The band Dave Grohl said clicked as well as Nirvana: “Lock in perfectly”

There’s no telling when or how a band is going to click. Everything sounds good on paper when talking about artists making a record together, but if none of their hearts are in it, all the fans will get is something that’s technically great but has zero sonic flavour. And for someone who has been with as many artists as Dave Grohl has, he knows not to take that feeling for granted whenever it shows its face.

Because when putting together Foo Fighters, Grohl knew that getting that chemistry wasn’t so easy. It might have been fun for him putting together an album by himself for fun on his debut, but if he was going to put an entire band behind them, he needed to make sure they felt the songs in their bones before making a new record, and it was clear that he and William Goldsmith hit a wall the minute that The Colour and the Shape.

Then again, Grohl was working at far too high a bar for Goldsmith to measure up to.
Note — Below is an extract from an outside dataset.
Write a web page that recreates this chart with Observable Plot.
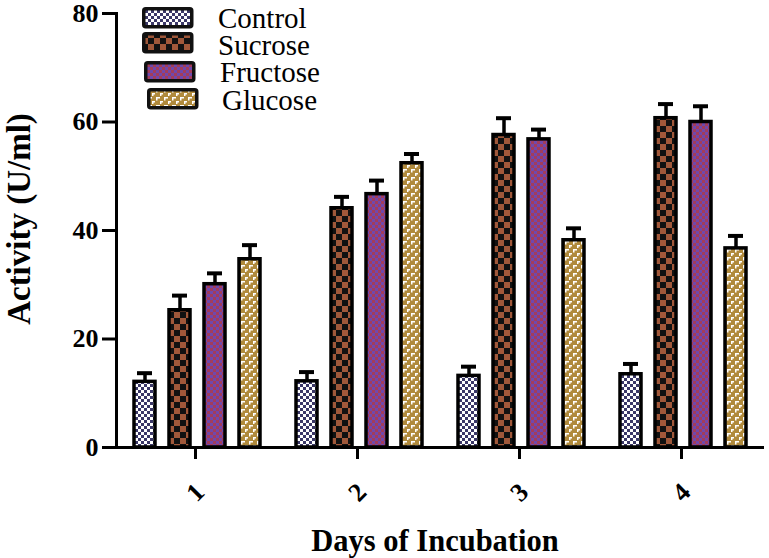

Not only was Grohl one of the greatest drummers in the world, but expecting his replacement to be as good as him, expecting any musician to get that same kind of energy as Nirvana did when they first formed would have been impossible. Grohl was the alt-rock equivalent of John Bonham, and there was no way that anyone could match his playing and Kurt Cobain’s writing.

Even when the Foos did fall into place with Taylor Hawkins, though, Grohl always found himself chasing that electricity that came with Nirvana. He thrived off being a frontman, but his first love will always be playing the drums. Getting the chance to play with a band as badass as Queens of the Stone Age may have been his first time back on his throne, but getting a member of Led Zeppelin in on the action was too good not to work.

The prototype for Them Crooked Vultures may have started when In Your Honor came out with Josh Homme and John Paul Jones sitting in, but Grohl felt that them clicking into place had the same vibe as Nirvana, saying, “Within one minute [Nirvana] knew that this was the right thing to do. It doesn’t happen often; there are only a few times in life when things lock in perfectly. It happened with Them Crooked Vultures as well. When things just settle in so comfortably, you immediately know that it is meant to be.”

It may have been the idea of getting into a power trio again, but it’s hard to go wrong when having three of the most advanced writers of their time. Grohl may have been in the backseat most of the time, but if Homme came up with a riff or Jones broke out the keyboards on a tune, he always knew when the time called for him to break out Bonham grooves or when he needed to be laying back a bit.

And that’s really the key to why Them Crooked Vultures functioned so well. As much as people liked to hear their retro brand of rock, all of them do a great job of listening to each other whenever they make a track, whether that’s the strange harmonic things that Homme came up with on ‘Mind Eraser No Chaser’ or the off-kilter rhythm that Jonesy came up with on the riff to ‘Gunman’.

Most supergroups like this only come together because they know their fans will eat it up, but this is one of the few supergroups that honestly feels like a couple of friends getting together for a few jam sessions. Are they good enough to be on the level of the Traveling Wilburys? Well, that’s an entirely different conversation, but if it managed to give Grohl flashbacks of those glory days in 1991, that was as good a sign as any to keep things rolling.